-- Stored data start --

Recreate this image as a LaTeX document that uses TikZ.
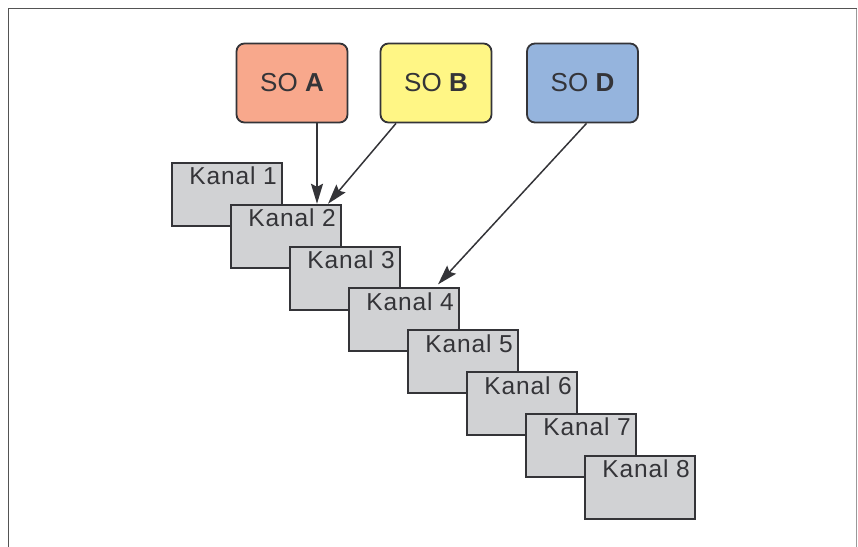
\documentclass[tikz,border=0pt]{standalone}
\usepackage{fontspec}
\setmainfont{Liberation Sans}
\usetikzlibrary{arrows.meta}
\definecolor{soAfill}{RGB}{248,168,140}
\definecolor{soBfill}{RGB}{255,246,133}
\definecolor{soDfill}{RGB}{149,180,221}
\definecolor{kanalfill}{RGB}{209,210,212}
\definecolor{inkgray}{RGB}{52,52,56}
\tikzset{
    kanalbox/.style={draw=inkgray,line width=2bp,fill=kanalfill,rectangle,
        minimum width=110bp,minimum height=63bp,inner sep=0pt},
    kanaltext/.style={anchor=base east,inner sep=0pt,text=inkgray,
        font=\fontsize{24.5bp}{28bp}\selectfont\addfontfeature{LetterSpace=3.5}},
    sobox/.style={draw=inkgray,line width=1.8bp,rounded corners=8bp,
        minimum width=111bp,minimum height=79bp,inner sep=0pt,text=inkgray,
        font=\fontsize{26bp}{30bp}\selectfont},
    conn/.style={draw=inkgray,line width=1.5bp,-{Stealth[length=20bp,width=12bp,inset=3bp]}}
}
\begin{document}
\begin{tikzpicture}[x=1bp,y=-1bp]
    \useasboundingbox (0,0) rectangle (858,547);
    %% frame
    \draw[line width=1.5bp,white!33!black] (8.5,560) -- (8.5,8.7) -- (856.5,8.7);
    \draw[line width=1bp,white!60!black] (856.5,8.7) -- (856.5,560);
    %% channels
    \foreach \i in {1,...,8} {
        \node[kanalbox] (k\i) at ({227+59*(\i-1)},{194.5+41.8*(\i-1)}) {};
        \node[kanaltext] (t\i) at ([xshift=-6bp,yshift=-23bp]k\i.north east) {Kanal \i};
    }
    %% sources
    \node[sobox,fill=soAfill] (soa) at (292,83) {SO \textbf{A}};
    \node[sobox,fill=soBfill] (sob) at (436,83) {SO \textbf{B}};
    \node[sobox,fill=soDfill] (sod) at (582.5,83) {SO \textbf{D}};
    %% arrows
    \draw[conn] ([xshift=25bp]soa.south) -- ([xshift=25bp]soa.south |- k2.north);
    \draw[conn] ([xshift=-40bp]sob.south) -- ([xshift=-14bp]k2.north east);
    \draw[conn] ([xshift=4bp]sod.south) -- ([xshift=-22bp,yshift=3bp]k4.north east);
\end{tikzpicture}
\end{document}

-- Stored data end --

▸ **Objective**
Reproduce the full listing above verbatim, with no pictures included.

▸ **Finished exercise**
Recreate this image as a LaTeX document that uses TikZ.
\documentclass[tikz,border=0pt]{standalone}
\usepackage{fontspec}
\setmainfont{Liberation Sans}
\usetikzlibrary{arrows.meta}
\definecolor{soAfill}{RGB}{248,168,140}
\definecolor{soBfill}{RGB}{255,246,133}
\definecolor{soDfill}{RGB}{149,180,221}
\definecolor{kanalfill}{RGB}{209,210,212}
\definecolor{inkgray}{RGB}{52,52,56}
\tikzset{
    kanalbox/.style={draw=inkgray,line width=2bp,fill=kanalfill,rectangle,
        minimum width=110bp,minimum height=63bp,inner sep=0pt},
    kanaltext/.style={anchor=base east,inner sep=0pt,text=inkgray,
        font=\fontsize{24.5bp}{28bp}\selectfont\addfontfeature{LetterSpace=3.5}},
    sobox/.style={draw=inkgray,line width=1.8bp,rounded corners=8bp,
        minimum width=111bp,minimum height=79bp,inner sep=0pt,text=inkgray,
        font=\fontsize{26bp}{30bp}\selectfont},
    conn/.style={draw=inkgray,line width=1.5bp,-{Stealth[length=20bp,width=12bp,inset=3bp]}}
}
\begin{document}
\begin{tikzpicture}[x=1bp,y=-1bp]
    \useasboundingbox (0,0) rectangle (858,547);
    %% frame
    \draw[line width=1.5bp,white!33!black] (8.5,560) -- (8.5,8.7) -- (856.5,8.7);
    \draw[line width=1bp,white!60!black] (856.5,8.7) -- (856.5,560);
    %% channels
    \foreach \i in {1,...,8} {
        \node[kanalbox] (k\i) at ({227+59*(\i-1)},{194.5+41.8*(\i-1)}) {};
        \node[kanaltext] (t\i) at ([xshift=-6bp,yshift=-23bp]k\i.north east) {Kanal \i};
    }
    %% sources
    \node[sobox,fill=soAfill] (soa) at (292,83) {SO \textbf{A}};
    \node[sobox,fill=soBfill] (sob) at (436,83) {SO \textbf{B}};
    \node[sobox,fill=soDfill] (sod) at (582.5,83) {SO \textbf{D}};
    %% arrows
    \draw[conn] ([xshift=25bp]soa.south) -- ([xshift=25bp]soa.south |- k2.north);
    \draw[conn] ([xshift=-40bp]sob.south) -- ([xshift=-14bp]k2.north east);
    \draw[conn] ([xshift=4bp]sod.south) -- ([xshift=-22bp,yshift=3bp]k4.north east);
\end{tikzpicture}
\end{document}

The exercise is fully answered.